O episódio do coronavírus e a construção de um hospital com mais de 1000 leitos em apenas 10 dias, trouxeram a China para o centro do palco internacional com ainda maior proeminência. Quais são as competências ou eventuais fraquezas que estão por trás do fenômeno chinês? Teria o mundo ainda motivos para nutrir a mesma inquietude que assombrou Napoleão há mais de 200 anos?
De fato, a China está mudando o planeta e isso pode ser melhor espelhado historicamente numa frase atribuída a Napoleão: “Deixem a China adormecida, porque quando ela acordar, vai sacudir o mundo”.
Uma mistura de estoicismo religioso, forjado especialmente nas crenças budistas, taoístas e confucionistas, enormes contingentes de mão de obra barata migrando do campo para a cidade e um governo centralizado ditando as regras e abrindo o sistema comunista para experimentos capitalistas, descomprimiram de modo muito rápido séculos de isolamento e baixo crescimento econômico, explodindo em taxas de aumento do PIB nunca antes vistos.
Esse verdadeiro “big bang” econômico sem precedentes apresenta hoje ao mundo todas as ameaças e oportunidades possíveis. A revolução industrial tardia, ocorrida na China, turbinada pela indústria 4.0, confere um ritmo alucinante às transformações em andamento.
Os avanços exponenciais em curso alteram a dinâmica da cadeia global de suprimentos, impõem maior relevo geopolítico ao Governo chinês, além de criar um ator com poder suficiente para confrontar a hegemonia econômica americana.

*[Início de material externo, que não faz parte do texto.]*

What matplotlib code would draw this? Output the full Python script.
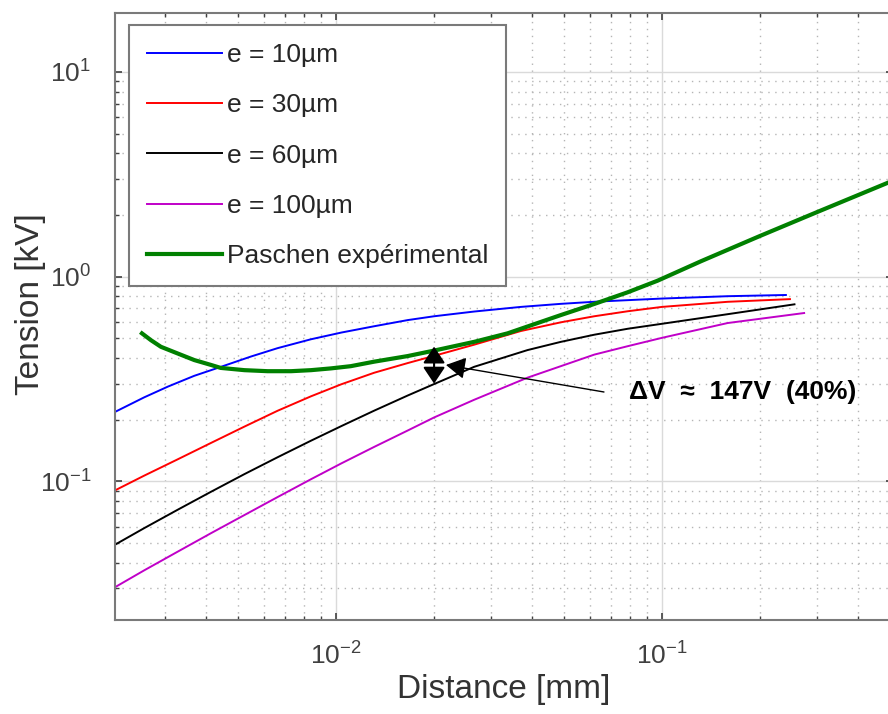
import numpy as np
import matplotlib
matplotlib.use("Agg")
import matplotlib.pyplot as plt

plt.rcParams['font.family'] = ['Liberation Sans', 'DejaVu Sans']

# curves (distance in mm, tension in kV)
x_10 = [0.00211, 0.00258, 0.00305, 0.003676, 0.00443, 0.00549, 0.00662, 0.00838, 0.0104,
        0.0131, 0.0166, 0.02, 0.02656, 0.0369, 0.049, 0.0635, 0.1, 0.159, 0.24]
v_10 = [0.219, 0.257, 0.290, 0.3275, 0.362, 0.407, 0.447, 0.494, 0.533,
        0.572, 0.613, 0.640, 0.675, 0.711, 0.736, 0.755, 0.781, 0.802, 0.813]

x_30 = [0.00211, 0.00258, 0.00327, 0.00414, 0.00524, 0.00662, 0.00838, 0.0104, 0.0131,
        0.0166, 0.02, 0.02656, 0.0369, 0.049, 0.062, 0.0785, 0.1, 0.159, 0.247]
v_30 = [0.0906, 0.1065, 0.128, 0.154, 0.185, 0.221, 0.260, 0.298, 0.339,
        0.378, 0.410, 0.465, 0.542, 0.598, 0.640, 0.677, 0.711, 0.753, 0.776]

x_60 = [0.00211, 0.00258, 0.00327, 0.00414, 0.00524, 0.00662, 0.00838, 0.0104, 0.0131,
        0.0166, 0.02, 0.02656, 0.0387, 0.049, 0.062, 0.0785, 0.1, 0.159, 0.255]
v_60 = [0.0492, 0.0590, 0.0726, 0.0889, 0.1084, 0.131, 0.1578, 0.1862, 0.2213,
        0.2624, 0.2985, 0.3625, 0.4375, 0.480, 0.520, 0.556, 0.588, 0.655, 0.732]

x_100 = [0.00211, 0.00258, 0.00327, 0.00414, 0.00524, 0.00662, 0.00838, 0.0104, 0.0131,
         0.0166, 0.02, 0.02656, 0.0387, 0.062, 0.0785, 0.1, 0.159, 0.273]
v_100 = [0.0305, 0.0367, 0.0453, 0.0558, 0.0684, 0.0837, 0.1023, 0.1224, 0.1472,
         0.177, 0.205, 0.2502, 0.3208, 0.4157, 0.457, 0.502, 0.593, 0.6637]

x_pas = [0.00254, 0.002707, 0.002904, 0.00327, 0.003676, 0.00414, 0.00443, 0.00524,
         0.00617, 0.00728, 0.00838, 0.00965, 0.0111, 0.0131, 0.0166, 0.02, 0.02656,
         0.0336, 0.049, 0.062, 0.0785, 0.097, 0.132, 0.2, 0.3, 0.5]
v_pas = [0.528, 0.489, 0.454, 0.421, 0.391, 0.370, 0.358, 0.349,
         0.345, 0.345, 0.349, 0.356, 0.365, 0.384, 0.409, 0.435, 0.480,
         0.528, 0.649, 0.735, 0.838, 0.955, 1.19, 1.58, 2.07, 2.90]

labels = ['e = 10µm', 'e = 30µm', 'e = 60µm', 'e = 100µm', 'Paschen expérimental']

# delta V marker
dv_x = 0.02
dv_top = 0.455
dv_bot = 0.300
dv_text = 'ΔV  ≈  147V  (40%)'

fig = plt.figure(figsize=(8.88, 7.14), dpi=100)
ax = fig.add_axes([115 / 888, 94 / 714, 777.6 / 888, 607 / 714])

ax.plot(x_10, v_10, color='#0000ff', lw=1.4, label=labels[0])
ax.plot(x_30, v_30, color='#ff0000', lw=1.4, label=labels[1])
ax.plot(x_60, v_60, color='black', lw=1.4, label=labels[2])
ax.plot(x_100, v_100, color='#c000c8', lw=1.4, label=labels[3])
ax.plot(x_pas, v_pas, color='#008000', lw=3, label=labels[4])

ax.set_xscale('log')
ax.set_yscale('log')
ax.set_xlim(0.0021, 0.51)
ax.set_ylim(0.021, 19.4)

ax.grid(which='major', color='#dadada', lw=1, ls='-')
ax.grid(which='minor', color='#b5b5b5', lw=1, ls=(0, (1, 4)))
ax.set_axisbelow(True)

for s in ax.spines.values():
    s.set_color('#7a7a7a')
    s.set_linewidth(1.5)

ax.tick_params(which='both', direction='in', top=True, right=True,
               colors='#404040', labelsize=19)
ax.tick_params(which='major', length=5, width=1.2)
ax.tick_params(which='minor', length=3, width=1)
ax.tick_params(axis='x', pad=16)
ax.tick_params(axis='y', pad=17)

ax.set_xlabel('Distance [mm]', fontsize=24, color='#333333')
ax.set_ylabel('Tension [kV]', fontsize=24, color='#333333')
ax.xaxis.set_label_coords(0.5, -0.115)
ax.yaxis.set_label_coords(-0.109, 0.52)
ax.xaxis.label.set_va('center')
ax.yaxis.label.set_va('center')

leg = ax.legend(loc='upper left', bbox_to_anchor=(129 / 888, 1 - 25 / 714),
                bbox_transform=fig.transFigure, borderaxespad=0,
                fontsize=19, handlelength=2.85, handletextpad=0.18,
                labelspacing=1.0, borderpad=0.68, fancybox=False,
                framealpha=1, edgecolor='#7a7a7a')
leg.get_frame().set_linewidth(1.5)
for t in leg.get_texts():
    t.set_color('#262626')

head = '<|-|>,head_length=0.42,head_width=0.28'
ax.annotate('', xy=(dv_x, dv_top), xytext=(dv_x, dv_bot),
            arrowprops=dict(arrowstyle=head, color='black', lw=1.5,
                            mutation_scale=24, shrinkA=0, shrinkB=0))
ax.annotate('', xy=(0.02175, 0.370), xytext=(0.0664, 0.273),
            arrowprops=dict(arrowstyle='-|>,head_length=0.5,head_width=0.28',
                            color='black', lw=1, mutation_scale=24,
                            shrinkA=0, shrinkB=0))
ax.text(0.0793, 0.273, dv_text, fontsize=19, fontweight='bold',
        ha='left', va='center', color='black')

fig.savefig('out.png', dpi=100)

A construção de um hospital com mais de 1000 leitos em apenas 10 dias é a prova mais eloquente dessa capacidade excepcional de execução do dragão asiático. Esse fato singular no ramo da construção civil não é algo isolado. Na verdade, diversas outras áreas como tecnologia avançada em robótica, produção industrial em larga escala, além da produção de energia limpa e investimentos maciços em educação, projetam um cenário no qual a China será um protagonista de primeira grandeza por um bom tempo.
Olhando para o Brasil, a crise do coronavírus não é certamente a ameaça maior que nos preocupa. O que faz hoje o Brasil perder o sono é a nossa grave dependência dos chineses na composição e equilíbrio de nossa balança comercial. Na soja, para ficar em apenas um exemplo, a China representa mais de 80% de nossas exportações. Seria bastante prudente começarmos a desconcentrar nossa pauta de exportações, mesmo sabendo não ser essa uma tarefa simples.

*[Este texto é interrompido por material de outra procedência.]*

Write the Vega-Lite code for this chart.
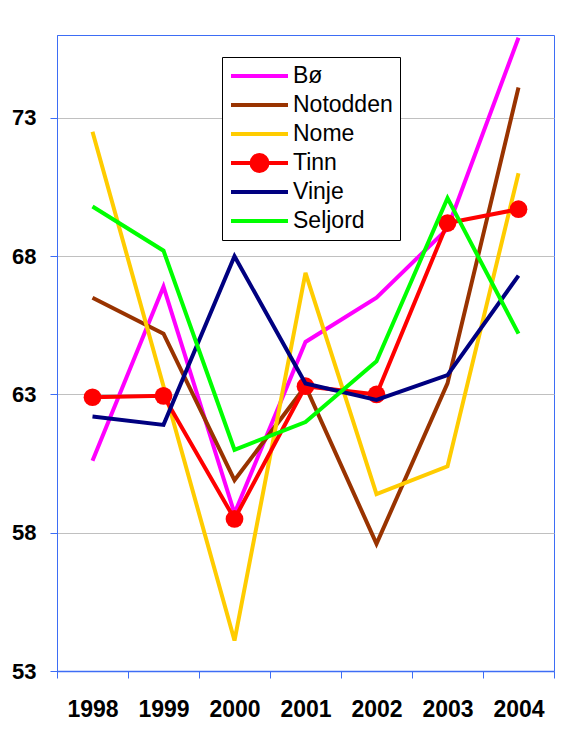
{
  "$schema": "https://vega.github.io/schema/vega-lite/v6.json",
  "autosize": {"type": "none"},
  "padding": {"left": 57, "top": 35, "right": 15, "bottom": 73},
  "width": 497,
  "height": 636,
  "background": "white",
  "data": {"values": [
    {"year": "1998", "kommune": "Bø", "value": 60.6},
    {"year": "1999", "kommune": "Bø", "value": 66.9},
    {"year": "2000", "kommune": "Bø", "value": 58.7},
    {"year": "2001", "kommune": "Bø", "value": 64.9},
    {"year": "2002", "kommune": "Bø", "value": 66.5},
    {"year": "2003", "kommune": "Bø", "value": 69.0},
    {"year": "2004", "kommune": "Bø", "value": 75.9},
    {"year": "1998", "kommune": "Notodden", "value": 66.5},
    {"year": "1999", "kommune": "Notodden", "value": 65.2},
    {"year": "2000", "kommune": "Notodden", "value": 59.9},
    {"year": "2001", "kommune": "Notodden", "value": 63.3},
    {"year": "2002", "kommune": "Notodden", "value": 57.6},
    {"year": "2003", "kommune": "Notodden", "value": 63.4},
    {"year": "2004", "kommune": "Notodden", "value": 74.1},
    {"year": "1998", "kommune": "Nome", "value": 72.5},
    {"year": "1999", "kommune": "Nome", "value": 63.3},
    {"year": "2000", "kommune": "Nome", "value": 54.1},
    {"year": "2001", "kommune": "Nome", "value": 67.4},
    {"year": "2002", "kommune": "Nome", "value": 59.4},
    {"year": "2003", "kommune": "Nome", "value": 60.4},
    {"year": "2004", "kommune": "Nome", "value": 71.0},
    {"year": "1998", "kommune": "Tinn", "value": 62.9},
    {"year": "1999", "kommune": "Tinn", "value": 62.95},
    {"year": "2000", "kommune": "Tinn", "value": 58.5},
    {"year": "2001", "kommune": "Tinn", "value": 63.3},
    {"year": "2002", "kommune": "Tinn", "value": 63.0},
    {"year": "2003", "kommune": "Tinn", "value": 69.2},
    {"year": "2004", "kommune": "Tinn", "value": 69.7},
    {"year": "1998", "kommune": "Vinje", "value": 62.2},
    {"year": "1999", "kommune": "Vinje", "value": 61.9},
    {"year": "2000", "kommune": "Vinje", "value": 68.0},
    {"year": "2001", "kommune": "Vinje", "value": 63.4},
    {"year": "2002", "kommune": "Vinje", "value": 62.8},
    {"year": "2003", "kommune": "Vinje", "value": 63.7},
    {"year": "2004", "kommune": "Vinje", "value": 67.3},
    {"year": "1998", "kommune": "Seljord", "value": 69.8},
    {"year": "1999", "kommune": "Seljord", "value": 68.2},
    {"year": "2000", "kommune": "Seljord", "value": 61.0},
    {"year": "2001", "kommune": "Seljord", "value": 62.0},
    {"year": "2002", "kommune": "Seljord", "value": 64.2},
    {"year": "2003", "kommune": "Seljord", "value": 70.1},
    {"year": "2004", "kommune": "Seljord", "value": 65.2}
  ]},
  "encoding": {
    "x": {
      "field": "year", "type": "ordinal", "bandPosition": 0.5,
      "scale": {"type": "band", "paddingInner": 0, "paddingOuter": 0},
      "axis": {
        "title": null, "labelAngle": 0, "tickBand": "extent",
        "labelFont": "Liberation Sans", "labelFontSize": 23, "labelFontWeight": "bold",
        "labelColor": "black", "labelPadding": 20,
        "domainColor": "#3d6df5", "domainWidth": 1.5,
        "tickColor": "#3d6df5", "tickSize": 7, "tickWidth": 1, "grid": false
      }
    },
    "y": {
      "field": "value", "type": "quantitative",
      "scale": {"domain": [53, 76], "nice": false, "zero": false},
      "axis": {
        "title": null, "values": [53, 58, 63, 68, 73],
        "labelFont": "Liberation Sans", "labelFontSize": 22, "labelFontWeight": "bold",
        "labelColor": "black", "labelPadding": 14,
        "domainColor": "#3d6df5", "domainWidth": 1,
        "tickColor": "#3d6df5", "tickSize": 7, "tickWidth": 1,
        "grid": true, "gridColor": "#c0c0c0", "gridWidth": 1
      }
    },
    "color": {
      "field": "kommune", "type": "nominal",
      "scale": {
        "domain": ["Bø", "Notodden", "Nome", "Tinn", "Vinje", "Seljord"],
        "range": ["#ff00ff", "#993300", "#ffcc00", "#ff0000", "#000080", "#00ff00"]
      },
      "legend": {
        "title": null, "orient": "none", "legendX": 165, "legendY": 22,
        "strokeColor": "black", "fillColor": "white", "padding": 7,
        "labelFont": "Liberation Sans", "labelFontSize": 23, "labelColor": "black",
        "labelLimit": 0, "labelOffset": 3, "rowPadding": 5, "clipHeight": 24,
        "symbolType": "stroke", "symbolSize": 3249, "symbolStrokeWidth": 4, "symbolOffset": 0,
        "encode": {
          "symbols": {
            "update": {
              "shape": {"signal": "datum.value === 'Tinn' ? 'M-1,0L1,0M-0.28,0A0.28,0.28,0,1,0,0.28,0A0.28,0.28,0,1,0,-0.28,0Z' : 'stroke'"},
              "fill": {"signal": "datum.value === 'Tinn' ? '#ff0000' : 'transparent'"},
              "size": {"value": 3249},
              "opacity": {"value": 1}
            }
          }
        }
      }
    }
  },
  "layer": [
    {
      "transform": [{"filter": "datum.kommune === 'Bø' || datum.kommune === 'Notodden' || datum.kommune === 'Nome' || datum.kommune === 'Tinn'"}],
      "mark": {"type": "line", "strokeWidth": 4}
    },
    {
      "transform": [{"filter": "datum.kommune === 'Tinn'"}],
      "mark": {"type": "point", "filled": true, "size": 314, "opacity": 1, "shape": "circle"}
    },
    {
      "transform": [{"filter": "datum.kommune === 'Vinje' || datum.kommune === 'Seljord'"}],
      "mark": {"type": "line", "strokeWidth": 4}
    }
  ],
  "config": {
    "view": {"stroke": "#3d6df5", "strokeWidth": 1},
    "font": "Liberation Sans"
  }
}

Para além da balança comercial, é vital ao Brasil acompanhar com muita atenção onde a China está apostando suas fichas: alta tecnologia, energia limpa e agricultura de precisão e engendrar todos os esforços políticos para não perder essa janela de oportunidade. Mais do que aumentar as trocas comerciais, a China oferece hoje um amplo campo de oportunidades para avanços em áreas nas quais ficamos para trás na corrida pelo desenvolvimento. Os chineses avançaram muito na indústria do conhecimento e esse intercâmbio fará todo o sentido para um país como o nosso, no qual a ciência precisa ser tratada como prioridade de governo.
A despeito de eventuais crises que comporão a paisagem futura, nossa sintonia com a China será decisiva para que o Brasil alcance novos patamares de desenvolvimento e não percamos a oportunidade histórica que a ascensão do país asiático representa.